Now settled with the Browns in the London’s Windsor Gardens, Paddington (Whishaw) has become a popular member of the community, offering his ear and emotional support to those around him. With Aunt Lucy’s (Staunton) 100th birthday coming up, Paddington hopes that, by taking on a variety of jobs in the neighborhood – everything from hairdressing to window-washing – he’ll be able to afford the perfect gift for his beloved Aunt, in the form of a unique and a seemingly expensive pop-up book of London that he has come across in Samuel Gruber’s (Broadbent) antique shop.
Only a day away from having enough money to buy his gift, things get complicated for Paddington when the book is stolen by a mysterious bearded thief, who, as we soon find out, is none other than Phoenix Buchanan (Grant); an egotistic and a once-famous actor who is hoping that the book will bring him the much-desired fortune needed to turn his career around. Getting framed for the theft, Paddington is sent to prison, leaving Henry (Bonneville) and Mary Brown (Hawkins) as well as their children, Judy (Harris) and Jonathan (Joslin), looking for ways to clear his name and get him out.
Never taking itself too seriously, the self-depreciating humour found within the story is one of film’s many joys. Filled with plenty of crowd-pleasing moments, family-friendly humour and exciting adventure set -pieces, everything about the story works and King – who returns to direct and even co-scripts the story along with Simon Farnaby – ensures that the warm, fuzzy and whimsical tone of the first film is kept alive throughout. The special-effects and the CGI used to bring Paddington – once again wonderfully embraced by Ben Whishaw – to life is exquisitely rendered and even the lip-syncing seems to be a little bit more on point this time around, adding an extra layer of realism to its central character.

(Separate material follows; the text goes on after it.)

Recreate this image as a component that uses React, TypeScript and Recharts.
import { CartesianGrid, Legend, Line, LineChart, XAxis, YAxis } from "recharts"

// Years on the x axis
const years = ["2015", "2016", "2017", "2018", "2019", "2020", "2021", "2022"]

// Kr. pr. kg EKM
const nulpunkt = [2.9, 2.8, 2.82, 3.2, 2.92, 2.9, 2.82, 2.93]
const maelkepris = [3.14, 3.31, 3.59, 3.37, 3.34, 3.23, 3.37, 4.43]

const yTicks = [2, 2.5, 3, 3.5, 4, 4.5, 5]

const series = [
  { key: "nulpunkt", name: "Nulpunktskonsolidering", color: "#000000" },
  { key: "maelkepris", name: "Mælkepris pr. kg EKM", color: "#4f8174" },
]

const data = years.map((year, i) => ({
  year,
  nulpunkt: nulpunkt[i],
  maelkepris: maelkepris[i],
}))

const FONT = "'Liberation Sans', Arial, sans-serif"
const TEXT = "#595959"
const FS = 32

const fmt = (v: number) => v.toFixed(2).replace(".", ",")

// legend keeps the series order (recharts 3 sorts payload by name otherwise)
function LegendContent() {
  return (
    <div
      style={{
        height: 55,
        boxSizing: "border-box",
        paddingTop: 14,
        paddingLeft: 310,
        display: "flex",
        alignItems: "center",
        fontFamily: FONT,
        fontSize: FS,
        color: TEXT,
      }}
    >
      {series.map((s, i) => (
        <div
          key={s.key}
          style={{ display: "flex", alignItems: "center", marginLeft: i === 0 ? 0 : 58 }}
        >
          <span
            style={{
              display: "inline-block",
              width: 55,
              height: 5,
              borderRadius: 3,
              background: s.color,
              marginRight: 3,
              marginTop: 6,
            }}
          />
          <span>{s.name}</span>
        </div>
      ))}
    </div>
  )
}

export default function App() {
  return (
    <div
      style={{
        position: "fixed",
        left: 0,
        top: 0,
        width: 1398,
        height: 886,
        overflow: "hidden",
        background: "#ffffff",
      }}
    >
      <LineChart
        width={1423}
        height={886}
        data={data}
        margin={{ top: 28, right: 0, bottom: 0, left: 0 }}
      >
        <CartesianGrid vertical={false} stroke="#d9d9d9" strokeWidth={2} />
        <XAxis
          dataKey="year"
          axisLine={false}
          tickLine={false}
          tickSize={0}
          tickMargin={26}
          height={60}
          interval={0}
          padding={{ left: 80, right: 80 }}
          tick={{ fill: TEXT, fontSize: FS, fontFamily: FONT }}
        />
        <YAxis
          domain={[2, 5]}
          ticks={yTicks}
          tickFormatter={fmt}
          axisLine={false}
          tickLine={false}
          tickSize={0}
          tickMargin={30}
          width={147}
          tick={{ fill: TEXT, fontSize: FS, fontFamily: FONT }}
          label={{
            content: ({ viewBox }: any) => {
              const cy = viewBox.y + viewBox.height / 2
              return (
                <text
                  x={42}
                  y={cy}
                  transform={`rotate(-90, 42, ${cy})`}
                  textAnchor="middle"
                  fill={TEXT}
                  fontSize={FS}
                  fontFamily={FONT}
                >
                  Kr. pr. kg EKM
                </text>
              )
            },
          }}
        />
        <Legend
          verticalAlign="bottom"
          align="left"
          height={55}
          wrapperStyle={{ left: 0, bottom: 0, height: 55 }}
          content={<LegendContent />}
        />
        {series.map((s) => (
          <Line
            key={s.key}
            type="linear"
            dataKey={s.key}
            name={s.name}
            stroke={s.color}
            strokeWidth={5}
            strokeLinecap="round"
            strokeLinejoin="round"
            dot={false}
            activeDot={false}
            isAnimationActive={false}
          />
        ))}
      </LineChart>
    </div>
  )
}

Speaking of characters, the story’s self-loving and eccentric villain, played by the charmingly buffoonish Hugh Grant, is just another highlight of the picture, while Brendan Gleeson shines as the no-nonsense Chef Knuckles who Paddington befriends in prison, with their friendship blossoming through their shared love of marmalade. The rest of the cast is equally giving as is the story itself which, judging by its incredible charm and poignant finale, will leave audiences of all ages warm and giddy with joy.